Con 34 años recién cumplidos, Leo Messi lideró la Selección que sepultó la sequía de 28 años sin títulos y pudo gritar campeón por primera vez con la mayor. La redención tan anhelada había llegado en las condiciones ideales. Maracanazo liberador.
Allí nació el encanto del hincha con la Scaloneta y una atmósfera de unidad que alentó a nuevos triunfos, con Messi cada vez más a gusto, sin las presiones por transformarse en el salvador en cada partido. La cómoda clasificación al Mundial, la Finalissima y el invicto más importante de la historia (36 partidos) fluyeron con naturalidad.
Messi afrontó el Mundial de Qatar con múltiples desafíos y los superó con la misma simpleza que elimina a sus rivales dentro de la cancha. Desplegó un festival de goles, asistencias y récords con un liderazgo incuestionable. Hizo el mejor Mundial de su carrera para terminar con todo tipo de discusión.
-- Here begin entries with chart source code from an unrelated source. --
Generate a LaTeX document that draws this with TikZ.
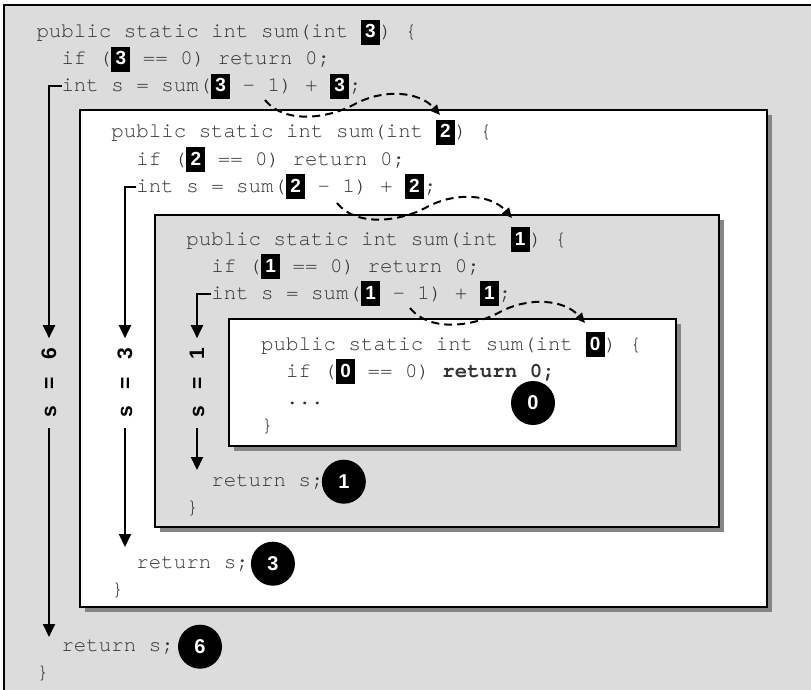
\documentclass[tikz,border=0pt]{standalone}
\usepackage{fontspec}
\setmainfont{Liberation Sans}
\setsansfont{Liberation Sans}
\setmonofont{TeX Gyre Cursor}
\usetikzlibrary{arrows.meta,positioning,shadows}
\definecolor{panelgray}{HTML}{DCDCDC}
\definecolor{shadowgray}{HTML}{858585}
\newcommand{\argnum}[1]{{\setlength{\fboxsep}{0pt}\colorbox{black}{\makebox[19pt]{\rule[-7pt]{0pt}{25pt}\textcolor{white}{\fontsize{19}{19}\selectfont\sffamily\bfseries #1}}}}}

\begin{document}
\begin{tikzpicture}[x=1pt,y=-1pt,
  codeline/.style={anchor=base west,inner sep=0pt,outer sep=0pt,text=black!80,font=\fontsize{20.8}{27}\selectfont\ttfamily},
  callframe/.style={draw=black,line width=2pt},
  shadowed/.style={drop shadow={shadow xshift=5pt,shadow yshift=-5pt,fill=shadowgray,opacity=1}},
  flow/.style={line width=2pt,-{Triangle[width=12pt,length=13pt]}},
  sumlabel/.style={rotate=90,inner xsep=10pt,inner ysep=2pt,outer sep=0pt,font=\fontsize{21}{21}\selectfont\sffamily\bfseries,execute at begin node={\spaceskip=17pt\relax}},
  resultdot/.style={circle,fill=black,text=white,minimum size=44pt,inner sep=0pt,font=\fontsize{20}{20}\selectfont\sffamily\bfseries},
  recursion/.style={line width=2pt,dash pattern=on 8pt off 5pt,-{Triangle[width=9pt,length=10pt]}}]
  \useasboundingbox (0,0) rectangle (811,690);
  \clip (0,0) rectangle (811,690);

  % frames, outer to inner
  \draw[callframe,fill=panelgray] (4,5) rectangle (840,720);
  \draw[callframe,fill=white,shadowed] (80,110) rectangle (767,607);
  \draw[callframe,fill=panelgray,shadowed] (155,215) rectangle (719,527);
  \draw[callframe,fill=white,shadowed] (229,319) rectangle (676,446);

  % sum(3)
  \node[codeline] (l0a) at (36.5,38) {public static int sum(int \argnum{3}) \{};
  \node[codeline] (l0b) at (61.5,65) {if (\argnum{3} == 0) return 0;};
  \node[codeline] (l0c) at (61.5,92) {int s = sum(\argnum{3} - 1) + \argnum{3};};
  \node[codeline] (r0) at (61.5,651) {return s;};
  \node[codeline] (e0) at (36.5,678) {\}};
  \node[resultdot,right=4pt of r0] (d6) {6};

  % sum(2)
  \node[codeline] (l1a) at (111.4,138) {public static int sum(int \argnum{2}) \{};
  \node[codeline] (l1b) at (136.4,165) {if (\argnum{2} == 0) return 0;};
  \node[codeline] (l1c) at (136.4,192) {int s = sum(\argnum{2} - 1) + \argnum{2};};
  \node[codeline] (r1) at (136.4,568) {return s;};
  \node[codeline] (e1) at (111.4,595) {\}};
  \node[resultdot,right=2pt of r1] (d3) {3};

  % sum(1)
  \node[codeline] (l2a) at (186.3,245) {public static int sum(int \argnum{1}) \{};
  \node[codeline] (l2b) at (211.3,272) {if (\argnum{1} == 0) return 0;};
  \node[codeline] (l2c) at (211.3,299) {int s = sum(\argnum{1} - 1) + \argnum{1};};
  \node[codeline] (r2) at (211.3,486) {return s;};
  \node[codeline] (e2) at (186.3,513) {\}};
  \node[resultdot,right=-2pt of r2] (d1) {1};

  % sum(0)
  \node[codeline] (l3a) at (261.2,350) {public static int sum(int \argnum{0}) \{};
  \node[codeline] (l3b) at (286.2,377) {if (\argnum{0} == 0) \textbf{return 0;}};
  \node[codeline] (l3c) at (286.2,404) {...};
  \node[codeline] (e3) at (261.2,431) {\}};
  \node[resultdot] (d0) at (533,403) {0};

  % values coming back
  \node[sumlabel] (v6) at (49,383) {s = 6};
  \node[sumlabel] (v3) at (125,383) {s = 3};
  \node[sumlabel] (v1) at (197,383) {s = 1};
  \coordinate (end6) at (49,637);
  \coordinate (end3) at (125,547);
  \coordinate (end1) at (197,470);
  \draw[flow] (l0c.west) -| (v6.east);
  \draw[flow] (v6.west) -- (end6);
  \draw[flow] (l1c.west) -| (v3.east);
  \draw[flow] (v3.west) -- (end3);
  \draw[flow] (l2c.west) -| (v1.east);
  \draw[flow] (v1.west) -- (end1);

  % recursive calls
  \coordinate (call0) at (265,100);
  \coordinate (arg1) at (440,115);
  \coordinate (call1) at (337,203);
  \coordinate (arg2) at (512,218);
  \coordinate (call2) at (410,308);
  \coordinate (arg3) at (585,323);
  \draw[recursion] (call0) .. controls +(20,25) and +(-25,14) .. ++(90,4) .. controls +(30,-16) and +(-20,-23) .. (arg1);
  \draw[recursion] (call1) .. controls +(20,25) and +(-25,14) .. ++(90,4) .. controls +(30,-16) and +(-20,-23) .. (arg2);
  \draw[recursion] (call2) .. controls +(20,25) and +(-25,14) .. ++(90,4) .. controls +(30,-16) and +(-20,-23) .. (arg3);
\end{tikzpicture}
\end{document}
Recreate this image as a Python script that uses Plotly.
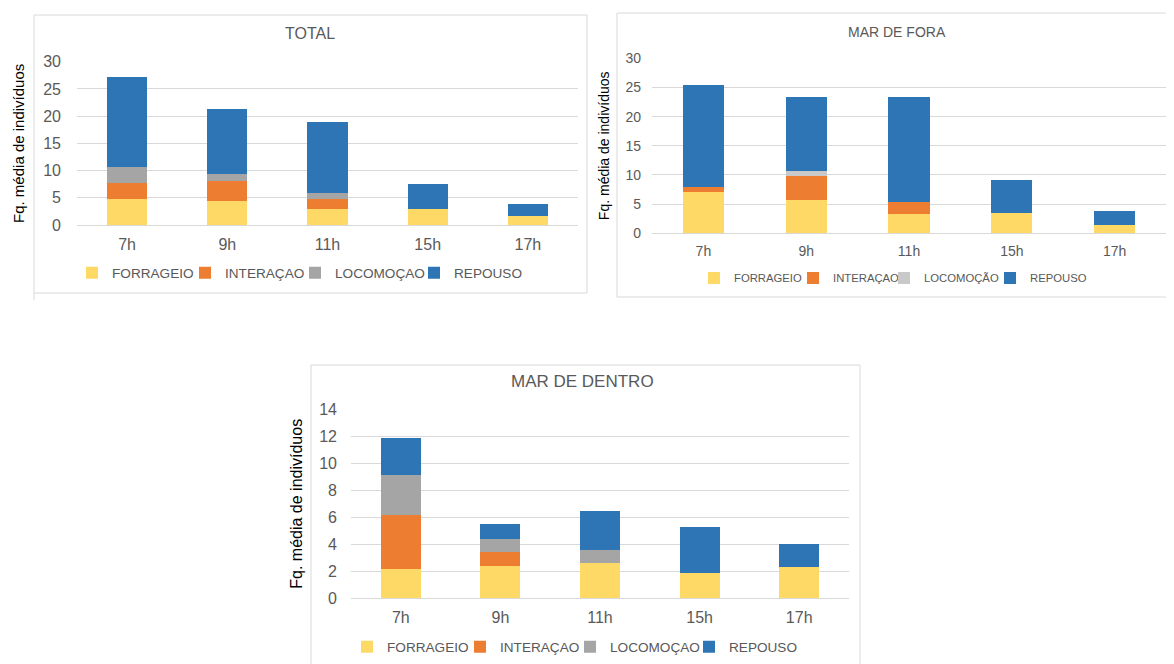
import plotly.graph_objects as go

hours = ["7h", "9h", "11h", "15h", "17h"]
series_names = ["FORRAGEIO", "INTERAÇAO", "LOCOMOÇAO", "REPOUSO"]
fora_names = ["FORRAGEIO", "INTERAÇAO", "LOCOMOÇÃO", "REPOUSO"]

# TOTAL
total_forrageio = [4.8, 4.5, 2.9, 2.9, 1.6]
total_interacao = [2.9, 3.6, 1.9, 0, 0]
total_locomocao = [3.0, 1.2, 1.0, 0, 0]
total_repouso = [16.4, 12.1, 13.2, 4.6, 2.3]

# MAR DE FORA
fora_forrageio = [7.1, 5.7, 3.3, 3.4, 1.4]
fora_interacao = [0.8, 4.1, 2.0, 0, 0]
fora_locomocao = [0, 0.8, 0, 0, 0]
fora_repouso = [17.6, 12.8, 18.1, 5.7, 2.5]

# MAR DE DENTRO
dentro_forrageio = [2.2, 2.4, 2.64, 1.85, 2.3]
dentro_interacao = [4.0, 1.0, 0, 0, 0]
dentro_locomocao = [2.95, 1.0, 0.96, 0, 0]
dentro_repouso = [2.75, 1.1, 2.9, 3.45, 1.7]

colors = ["#FFD966", "#ED7D31", "#A5A5A5", "#2E75B6"]
fora_colors = ["#FFD966", "#ED7D31", "#C9C9C9", "#2E75B6"]

FONT = "Liberation Sans, Arial, sans-serif"
W, H = 1174, 664
OX, OY = 8, 8  # page body offset

def px(x):
    return (x - OX) / W

def py(y):
    return 1 - (y - OY) / H

grid = "#D9D9D9"
tickc = "#595959"

panels = [
    dict(ax="", data=[total_forrageio, total_interacao, total_locomocao, total_repouso],
         names=series_names, cols=colors, text_x=[113, 226, 336, 455], leg_y=273, leg_size=13.6),
    dict(ax="2", data=[fora_forrageio, fora_interacao, fora_locomocao, fora_repouso],
         names=fora_names, cols=fora_colors, text_x=[735, 834, 925, 1031], leg_y=278, leg_size=11.3),
    dict(ax="3", data=[dentro_forrageio, dentro_interacao, dentro_locomocao, dentro_repouso],
         names=series_names, cols=colors, text_x=[388, 501, 611, 730], leg_y=647, leg_size=13.6),
]

fig = go.Figure()
legends = {}
li = 0
for p in panels:
    for vals, nm, c, tx in zip(p["data"], p["names"], p["cols"], p["text_x"]):
        li += 1
        lname = "legend" if li == 1 else "legend%d" % li
        fig.add_trace(go.Bar(
            x=hours, y=vals, name=nm, marker=dict(color=c, line=dict(width=0)),
            xaxis="x" + p["ax"], yaxis="y" + p["ax"], legend=lname, showlegend=True,
        ))
        legends[lname] = dict(orientation="h", x=px(tx - 41), y=py(p["leg_y"]),
                              xanchor="left", yanchor="middle", bgcolor="rgba(0,0,0,0)",
                              font=dict(size=p["leg_size"], color=tickc), itemwidth=30)

def xax(d0, d1, anchor, size, stand):
    return dict(domain=[px(d0), px(d1)], anchor=anchor, type="category", showline=False,
                tickfont=dict(size=size, color=tickc), ticks="", showgrid=False,
                automargin=False, ticklabelstandoff=stand)

def yax(top, bottom, anchor, rng, dt, size, tsize, stand, tstand):
    return dict(domain=[py(bottom), py(top)], anchor=anchor, range=rng, dtick=dt,
                gridcolor=grid, zeroline=True, zerolinecolor=grid, zerolinewidth=1,
                tickfont=dict(size=size, color=tickc), ticks="", automargin=False,
                ticklabelstandoff=stand,
                title=dict(text="Fq. média de indivíduos", font=dict(size=tsize, color="#000000"),
                           standoff=tstand))

layout = dict(
    width=W, height=H, margin=dict(l=0, r=0, t=0, b=0, autoexpand=False),
    paper_bgcolor="white", plot_bgcolor="white", showlegend=True,
    barmode="stack", bargap=0.6,
    font=dict(family=FONT, color=tickc),
    xaxis=xax(77, 578, "y", 16, 8),
    yaxis=yax(61.7, 225, "x", [0, 30], 5, 16, 15, 15, 14),
    xaxis2=xax(652, 1166, "y2", 14, 8),
    yaxis2=yax(58.3, 233.3, "x2", [0, 30], 5, 14, 14, 10, 12),
    xaxis3=xax(351, 849, "y3", 16, 8),
    yaxis3=yax(409.3, 598.3, "x3", [0, 14], 2, 16, 16, 13, 12),
    annotations=[
        dict(text="TOTAL", x=px(310), y=py(33), xref="paper", yref="paper", showarrow=False,
             xanchor="center", yanchor="middle", font=dict(size=16, color=tickc)),
        dict(text="MAR DE FORA", x=px(897), y=py(32), xref="paper", yref="paper", showarrow=False,
             xanchor="center", yanchor="middle", font=dict(size=14, color=tickc)),
        dict(text="MAR DE DENTRO", x=px(582), y=py(381), xref="paper", yref="paper", showarrow=False,
             xanchor="center", yanchor="middle", font=dict(size=17, color=tickc)),
    ],
    shapes=[
        dict(type="rect", xref="paper", yref="paper", x0=px(34), x1=px(587), y0=py(293), y1=py(15),
             line=dict(color="#D9D9D9", width=1)),
        dict(type="line", xref="paper", yref="paper", x0=px(34), x1=px(34), y0=py(300), y1=py(293),
             line=dict(color="#D9D9D9", width=1)),
        dict(type="rect", xref="paper", yref="paper", x0=px(617), x1=px(1171), y0=py(297), y1=py(13),
             line=dict(color="#D9D9D9", width=1)),
        dict(type="rect", xref="paper", yref="paper", x0=px(311), x1=px(860), y0=py(670), y1=py(365),
             line=dict(color="#D9D9D9", width=1)),
    ],
)
layout.update(legends)
fig.update_layout(**layout)
fig.write_html("out.html")
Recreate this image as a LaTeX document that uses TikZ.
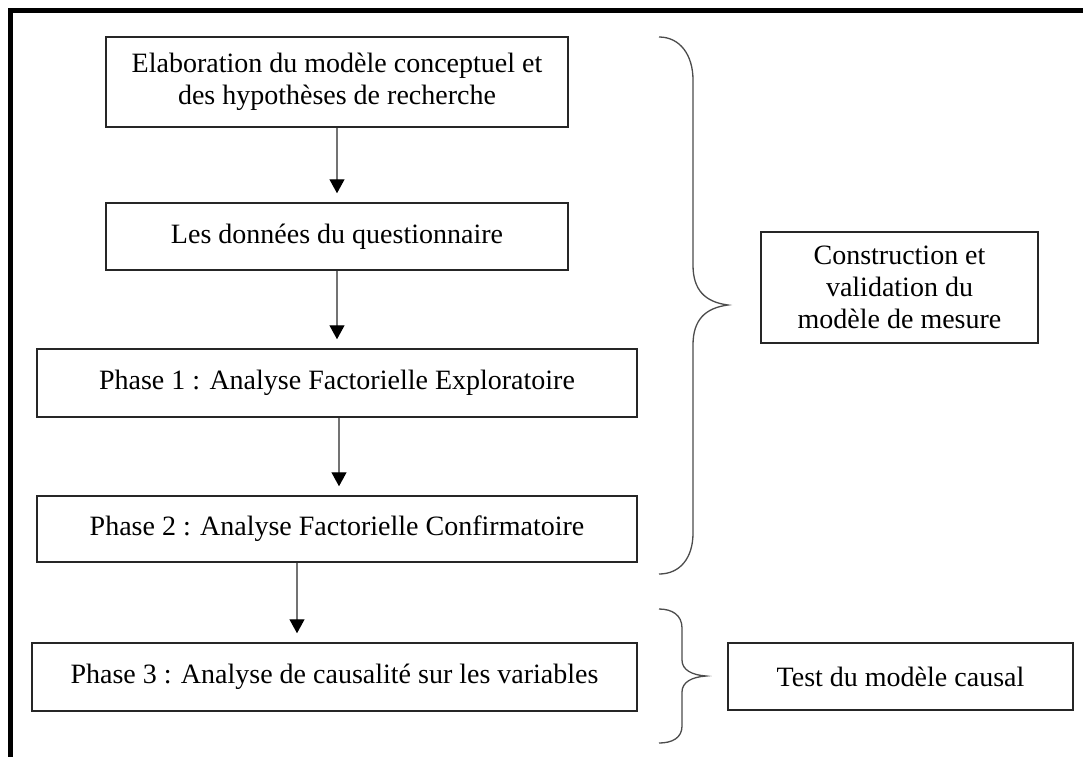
\documentclass[tikz,border=0pt]{standalone}
\usepackage{fontspec}
\setmainfont{Liberation Serif}
\usetikzlibrary{arrows.meta}
\begin{document}
\begin{tikzpicture}[x=1pt,y=-1pt,
  stepbox/.style={draw=black!85, line width=1.5pt, inner sep=0pt, align=center,
    font=\fontsize{28}{32}\selectfont},
  flow/.style={draw=black!55, line width=1.3pt, shorten >=9pt,
    -{Triangle[width=15pt,length=14pt,color=black]}},
  bracestyle/.style={draw=black!70, line width=1.3pt}]
\useasboundingbox (0,0) rectangle (1083,756);
\fill[white] (0,0) rectangle (1083,756);
% outer frame (only top and left visible)
\draw[line width=4.5pt] (10.5,762) -- (10.5,10.5) -- (1090,10.5);

\node[stepbox, minimum width=462pt, minimum height=90pt] (b1) at (337,82)
  {Elaboration du modèle conceptuel et\\des hypothèses de recherche};
\node[stepbox, minimum width=462pt, minimum height=67pt] (b2) at (337,236.5)
  {Les données du questionnaire};
\node[stepbox, minimum width=600pt, minimum height=68pt] (b3) at (337,383)
  {Phase 1 : Analyse Factorielle Exploratoire};
\node[stepbox, minimum width=600pt, minimum height=66pt] (b4) at (337,529)
  {Phase 2 : Analyse Factorielle Confirmatoire};
\node[stepbox, minimum width=605pt, minimum height=68pt] (b5) at (334.5,677)
  {Phase 3 : Analyse de causalité sur les variables};
\node[stepbox, minimum width=277pt, minimum height=111pt] (c) at (899.5,287.5)
  {Construction et\\validation du\\modèle de mesure};
\node[stepbox, minimum width=345pt, minimum height=67pt] (t) at (900.5,676.5)
  {Test du modèle causal};

\draw[flow] (b1.south) -- (b2.north);
\draw[flow] (b2.south) -- (b3.north -| b2.south);
\draw[flow] (b3.south -| 339,0) -- (b4.north -| 339,0);
\draw[flow] (b4.south -| 297,0) -- (b5.north -| 297,0);

% braces
\draw[bracestyle] (659,37) .. controls (680,37) and (693,55) .. (693,80)
  -- (693,265)
  .. controls (693,290) and (705,302) .. (728,305)
  .. controls (705,308) and (693,320) .. (693,345)
  -- (693,533)
  .. controls (693,558) and (680,574) .. (659,574);
\draw[bracestyle] (659,609) .. controls (672,609) and (682,615) .. (682,628)
  -- (682,660)
  .. controls (682,670) and (692,675) .. (706,676)
  .. controls (692,677) and (682,682) .. (682,692)
  -- (682,726)
  .. controls (682,738) and (672,743) .. (659,743);
\end{tikzpicture}
\end{document}
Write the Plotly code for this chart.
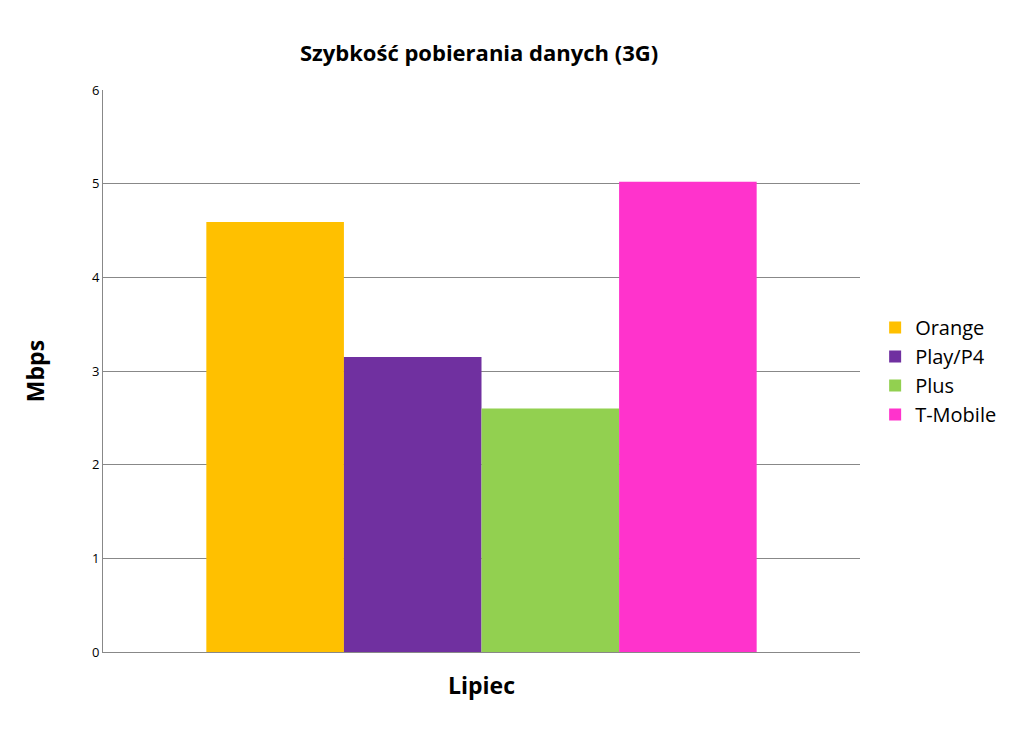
import plotly.graph_objects as go

# Download speed (3G), July
category = ["Lipiec"]
operators = ["Orange", "Play/P4", "Plus", "T-Mobile"]
speeds = [4.59, 3.15, 2.60, 5.02]
colors = ["#FFC000", "#7030A0", "#92D050", "#FF33CC"]

fig = go.Figure()
for name, val, col in zip(operators, speeds, colors):
    fig.add_trace(go.Bar(x=category, y=[val], name=name, marker_color=col,
                         marker_line_width=0))

fig.update_layout(
    title=dict(text="<b>Szybkość pobierania danych (3G)</b>", x=0.46, y=0.95,
               xanchor="center", font=dict(size=22, color="black")),
    font=dict(family="Open Sans", color="black"),
    barmode="group", bargap=0.273, bargroupgap=0,
    width=1024, height=742,
    margin=dict(l=95, r=172, t=82, b=98),
    paper_bgcolor="white", plot_bgcolor="white",
    legend=dict(x=1.02, y=0.5, yanchor="middle", font=dict(size=20),
                traceorder="normal"),
    xaxis=dict(showticklabels=False, title=dict(text="<b>Lipiec</b>", font=dict(size=23),
               standoff=25), showline=True, linecolor="#888"),
    yaxis=dict(range=[0, 6], dtick=1, gridcolor="#888", showline=True,
               linecolor="#888", tickfont=dict(size=13), ticks="",
               title=dict(text="<b>Mbps</b>", font=dict(size=23), standoff=40)),
)
fig.write_html("out.html")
Se transformó en el futbolista con más partidos y en el argentino más goleador de la historia de la Copa del Mundo. Llevó a la Selección de la mano en cada instancia y alcanzó la gloria en su última presentación por la máxima competencia FIFA. ¿Quién hubiera escrito un mejor final?
Nadie que no tuviera una zurda de trazo fino, una varita escondida debajo de la media y el botín, capaz de generar una noche mágica, no exenta de sufrimiento, como la de hoy en Lusail. Bienvenido Leo a la mesa de Di Stéfano, Pelé y Maradona, los dueños de la historia de este deporte. Todo está en su lugar.